Elasticsearch学习笔记
1. ES核心概念
elasticsearch是面向文档,关系型数据库和elasticsearch客观的对比!一切都是json
-
物理设计:elasticsearch在后台把每个索引划分成多个分片。每个分片可以在集群中的不同服务器间迁移
-
逻辑设计:一个索引类型中,包含多个文档,当我们索引一篇文档时,可以通过这样的一个顺序找到它:索引->类型->文档id,通过这个组合我们就能索引到某个具体的文档。注意:ID不必是整数,实际上它是一个字符串
文档
文档就是我们的一条条的记录,之前说elasticsearch是面向文档的,那么就意味着索引和搜索数据的最小单位是文档, elasticsearch中,文档有几个重要属性:
-
自我包含, 一篇文档同时包含字段和对应的值,也就是同时包含
key:value
-
可以是层次型的,一个文档中包含自文档,复杂的逻辑实体就是这么来的! 就是一个json对象! fastjson进行自动转换!
-
灵活的结构,文档不依赖预先定义的模式,我们知道关系型数据库中,要提前定义字段才能使用,在elasticsearch中,对于字段是非常灵活的,有时候,我们可以忽略该字段,或者动态的添加一个新的字段。
类型
-
类型是文档的逻辑容器,就像关系型数据库一样,表格是行的容器。
-
类型中对于字段的定义称为映射,比如name映射为字符串类型。
-
我们说文档是无模式的 ,它们不需要拥有映射中所定义的所有字段,比如新增一个字段,那么elasticsearch是怎么做的呢?
-
elasticsearch会自动的将新字段加入映射,但是这个字段的不确定它是什么类型, elasticsearch就开始猜,如果这个值是18 ,那么elasticsearch会认为它是整形。
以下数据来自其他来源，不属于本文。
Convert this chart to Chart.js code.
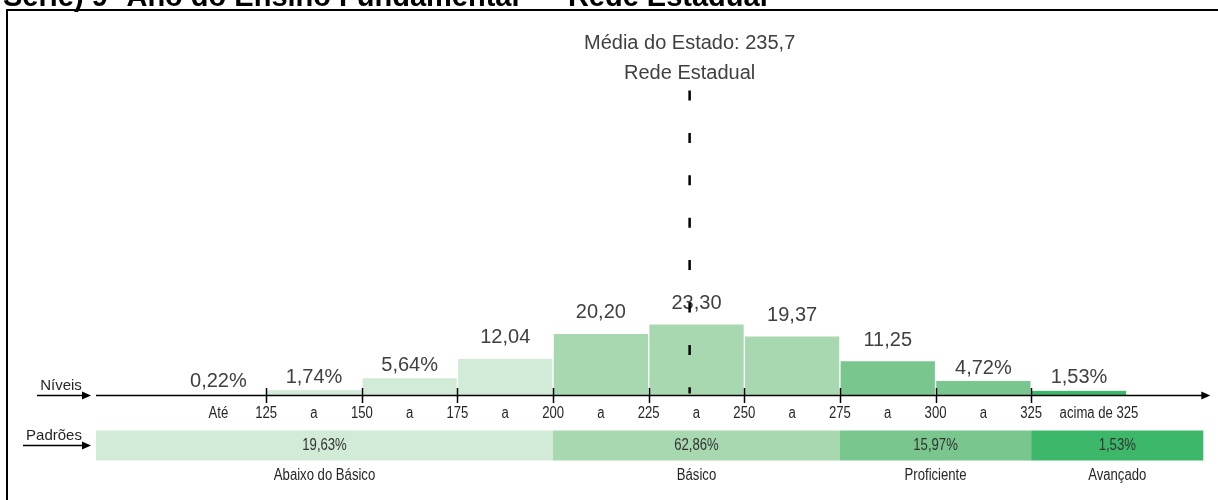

但是elasticsearch也可能猜不对 ,所以最安全的方式就是提前定义好所需要的映射,这点跟关系型数据库殊途同归了,先定义好字段,然后再使用
索引
-
索引可以理解为就是数据库!
-
索引是映射类型的容器, elasticsearch中的索引是一个非常大的文档集合,存储了映射类型的字段和其他设置,然后它们被存储到了各个分片上了。
倒排索引
elasticsearch使用的是一种称为倒排索引的结构,采用Lucene倒排索引作为底层。这种结构适用于快速的全文搜索,一个索引由文档中所有不重复的列表构成,对于每一个词,都有一个包含它的文档列表。
我们通过博客标签来搜索博客文章。那么倒排索引列表就是这样的一个结构:
如果要搜索含有python标签的文章,那相对于查找所有原始数据而言,查找倒排索引后的数据将会快的多。只需要查看标签这一栏,然后获取相关的文章ID即可。完全过滤掉无关的所有数据,提高效率!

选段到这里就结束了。